:: Entries supplied ::

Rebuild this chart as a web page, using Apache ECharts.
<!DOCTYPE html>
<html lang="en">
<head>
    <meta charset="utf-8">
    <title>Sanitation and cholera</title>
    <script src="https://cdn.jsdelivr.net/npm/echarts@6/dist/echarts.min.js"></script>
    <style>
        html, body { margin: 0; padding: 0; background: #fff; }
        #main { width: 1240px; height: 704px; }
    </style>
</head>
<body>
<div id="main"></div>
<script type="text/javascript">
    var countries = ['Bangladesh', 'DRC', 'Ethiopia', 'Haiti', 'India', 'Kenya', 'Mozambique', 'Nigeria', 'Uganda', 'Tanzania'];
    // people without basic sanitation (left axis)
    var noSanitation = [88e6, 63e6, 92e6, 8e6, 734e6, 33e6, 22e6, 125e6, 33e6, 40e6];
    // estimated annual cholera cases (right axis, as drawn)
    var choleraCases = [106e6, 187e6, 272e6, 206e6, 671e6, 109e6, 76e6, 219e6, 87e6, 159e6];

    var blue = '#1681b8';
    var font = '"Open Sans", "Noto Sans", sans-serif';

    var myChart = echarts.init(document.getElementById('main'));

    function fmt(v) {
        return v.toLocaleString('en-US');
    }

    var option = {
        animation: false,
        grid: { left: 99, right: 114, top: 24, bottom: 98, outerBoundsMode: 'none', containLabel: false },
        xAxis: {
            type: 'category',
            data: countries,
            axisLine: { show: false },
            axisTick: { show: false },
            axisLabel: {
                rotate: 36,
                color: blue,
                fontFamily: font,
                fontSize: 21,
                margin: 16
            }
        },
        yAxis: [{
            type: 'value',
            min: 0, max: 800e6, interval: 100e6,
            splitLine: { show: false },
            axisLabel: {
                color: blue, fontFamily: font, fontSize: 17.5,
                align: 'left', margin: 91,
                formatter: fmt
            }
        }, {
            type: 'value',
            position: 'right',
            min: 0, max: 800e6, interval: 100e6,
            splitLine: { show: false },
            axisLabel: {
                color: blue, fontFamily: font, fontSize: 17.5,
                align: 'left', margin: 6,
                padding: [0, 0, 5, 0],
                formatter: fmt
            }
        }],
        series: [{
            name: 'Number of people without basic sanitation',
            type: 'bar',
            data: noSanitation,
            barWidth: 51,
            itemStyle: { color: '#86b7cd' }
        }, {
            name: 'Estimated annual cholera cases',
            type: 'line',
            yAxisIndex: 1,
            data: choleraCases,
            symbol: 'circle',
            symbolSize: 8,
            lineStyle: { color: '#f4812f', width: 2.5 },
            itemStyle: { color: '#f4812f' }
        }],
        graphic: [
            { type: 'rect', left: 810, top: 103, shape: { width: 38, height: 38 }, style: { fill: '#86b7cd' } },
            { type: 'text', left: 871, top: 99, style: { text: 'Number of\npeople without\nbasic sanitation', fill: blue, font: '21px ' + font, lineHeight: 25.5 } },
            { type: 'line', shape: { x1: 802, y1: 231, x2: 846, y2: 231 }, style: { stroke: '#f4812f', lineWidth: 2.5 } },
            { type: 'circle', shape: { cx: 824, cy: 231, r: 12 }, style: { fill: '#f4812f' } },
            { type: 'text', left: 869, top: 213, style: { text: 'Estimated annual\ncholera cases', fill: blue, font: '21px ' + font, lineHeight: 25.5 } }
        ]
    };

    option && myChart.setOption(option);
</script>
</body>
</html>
---
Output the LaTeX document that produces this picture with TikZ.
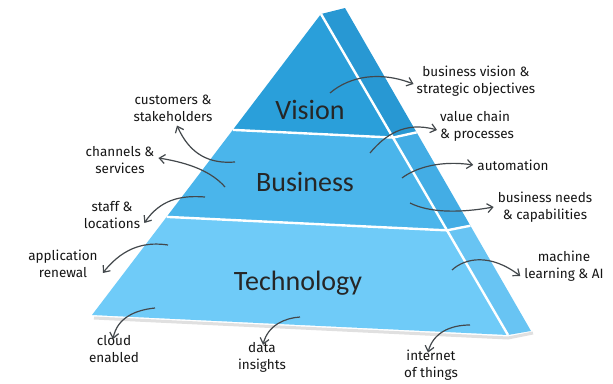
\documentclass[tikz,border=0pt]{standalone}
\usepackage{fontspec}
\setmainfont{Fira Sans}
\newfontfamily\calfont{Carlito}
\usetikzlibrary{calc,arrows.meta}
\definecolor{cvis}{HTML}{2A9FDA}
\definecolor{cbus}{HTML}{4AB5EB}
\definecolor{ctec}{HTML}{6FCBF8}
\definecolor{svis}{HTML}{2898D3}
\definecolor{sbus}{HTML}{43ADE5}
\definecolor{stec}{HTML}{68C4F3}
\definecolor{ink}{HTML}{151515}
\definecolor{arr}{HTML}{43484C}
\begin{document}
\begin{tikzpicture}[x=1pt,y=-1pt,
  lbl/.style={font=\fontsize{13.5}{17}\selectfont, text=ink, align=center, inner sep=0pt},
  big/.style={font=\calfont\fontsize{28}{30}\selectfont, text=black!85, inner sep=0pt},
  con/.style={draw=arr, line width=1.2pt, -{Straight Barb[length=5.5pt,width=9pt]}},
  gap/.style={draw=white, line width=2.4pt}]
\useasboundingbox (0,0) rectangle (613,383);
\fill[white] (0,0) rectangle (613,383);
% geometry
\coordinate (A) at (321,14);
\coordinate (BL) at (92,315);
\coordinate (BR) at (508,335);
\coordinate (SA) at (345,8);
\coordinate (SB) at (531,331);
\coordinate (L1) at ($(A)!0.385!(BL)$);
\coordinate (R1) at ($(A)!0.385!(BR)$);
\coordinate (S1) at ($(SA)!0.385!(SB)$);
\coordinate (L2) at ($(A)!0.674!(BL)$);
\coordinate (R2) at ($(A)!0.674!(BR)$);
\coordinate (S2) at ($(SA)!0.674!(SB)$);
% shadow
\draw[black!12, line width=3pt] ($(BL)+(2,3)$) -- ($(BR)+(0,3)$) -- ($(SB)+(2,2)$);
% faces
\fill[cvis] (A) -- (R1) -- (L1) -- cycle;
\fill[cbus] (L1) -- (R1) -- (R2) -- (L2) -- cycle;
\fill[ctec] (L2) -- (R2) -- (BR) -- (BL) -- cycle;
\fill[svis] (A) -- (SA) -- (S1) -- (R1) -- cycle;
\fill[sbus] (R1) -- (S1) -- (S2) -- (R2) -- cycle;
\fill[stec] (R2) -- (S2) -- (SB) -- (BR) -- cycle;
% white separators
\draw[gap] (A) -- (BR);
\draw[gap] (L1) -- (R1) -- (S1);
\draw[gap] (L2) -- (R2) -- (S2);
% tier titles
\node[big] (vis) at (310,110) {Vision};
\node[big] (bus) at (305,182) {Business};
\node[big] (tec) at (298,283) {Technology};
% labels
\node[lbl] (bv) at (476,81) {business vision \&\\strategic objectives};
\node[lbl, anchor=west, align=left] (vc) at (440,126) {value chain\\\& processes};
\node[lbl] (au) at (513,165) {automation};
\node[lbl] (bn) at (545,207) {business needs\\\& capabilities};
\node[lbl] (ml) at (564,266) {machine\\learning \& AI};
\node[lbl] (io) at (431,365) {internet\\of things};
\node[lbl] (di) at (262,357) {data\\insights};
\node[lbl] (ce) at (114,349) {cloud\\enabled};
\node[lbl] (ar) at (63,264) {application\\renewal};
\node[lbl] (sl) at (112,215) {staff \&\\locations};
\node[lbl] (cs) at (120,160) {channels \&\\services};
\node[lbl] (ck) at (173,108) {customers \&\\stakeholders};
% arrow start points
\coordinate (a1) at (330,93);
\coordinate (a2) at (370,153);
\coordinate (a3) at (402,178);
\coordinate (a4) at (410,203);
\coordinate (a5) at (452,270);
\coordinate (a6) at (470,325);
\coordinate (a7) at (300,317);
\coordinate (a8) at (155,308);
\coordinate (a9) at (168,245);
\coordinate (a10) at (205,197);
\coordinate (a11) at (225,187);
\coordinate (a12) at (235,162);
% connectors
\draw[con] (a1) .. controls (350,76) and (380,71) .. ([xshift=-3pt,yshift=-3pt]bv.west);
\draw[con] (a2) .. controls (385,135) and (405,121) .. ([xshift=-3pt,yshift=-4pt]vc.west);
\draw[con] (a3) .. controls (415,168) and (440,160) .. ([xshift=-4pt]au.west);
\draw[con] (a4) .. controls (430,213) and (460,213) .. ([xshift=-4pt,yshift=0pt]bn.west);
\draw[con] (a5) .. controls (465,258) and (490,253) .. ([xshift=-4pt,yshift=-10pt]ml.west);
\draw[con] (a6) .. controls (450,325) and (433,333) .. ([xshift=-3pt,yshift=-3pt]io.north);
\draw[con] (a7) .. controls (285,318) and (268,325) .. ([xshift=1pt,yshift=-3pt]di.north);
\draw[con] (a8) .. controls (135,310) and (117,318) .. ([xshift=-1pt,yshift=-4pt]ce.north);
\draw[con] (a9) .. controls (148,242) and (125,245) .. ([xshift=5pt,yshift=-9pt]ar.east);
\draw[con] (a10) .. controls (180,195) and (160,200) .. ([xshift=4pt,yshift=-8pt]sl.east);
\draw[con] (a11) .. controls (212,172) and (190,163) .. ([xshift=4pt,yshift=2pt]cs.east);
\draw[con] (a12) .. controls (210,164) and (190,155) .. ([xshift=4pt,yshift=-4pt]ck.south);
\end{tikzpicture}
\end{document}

:: Stated exercise ::
From the records above, print exactly the lines that run from the line with "Rebuild this chart" to the line with "var myChart = echarts.init(document.getElementById('main'));", inclusive.

:: Answer to this problem ::
Rebuild this chart as a web page, using Apache ECharts.
<!DOCTYPE html>
<html lang="en">
<head>
    <meta charset="utf-8">
    <title>Sanitation and cholera</title>
    <script src="https://cdn.jsdelivr.net/npm/echarts@6/dist/echarts.min.js"></script>
    <style>
        html, body { margin: 0; padding: 0; background: #fff; }
        #main { width: 1240px; height: 704px; }
    </style>
</head>
<body>
<div id="main"></div>
<script type="text/javascript">
    var countries = ['Bangladesh', 'DRC', 'Ethiopia', 'Haiti', 'India', 'Kenya', 'Mozambique', 'Nigeria', 'Uganda', 'Tanzania'];
    // people without basic sanitation (left axis)
    var noSanitation = [88e6, 63e6, 92e6, 8e6, 734e6, 33e6, 22e6, 125e6, 33e6, 40e6];
    // estimated annual cholera cases (right axis, as drawn)
    var choleraCases = [106e6, 187e6, 272e6, 206e6, 671e6, 109e6, 76e6, 219e6, 87e6, 159e6];

    var blue = '#1681b8';
    var font = '"Open Sans", "Noto Sans", sans-serif';

    var myChart = echarts.init(document.getElementById('main'));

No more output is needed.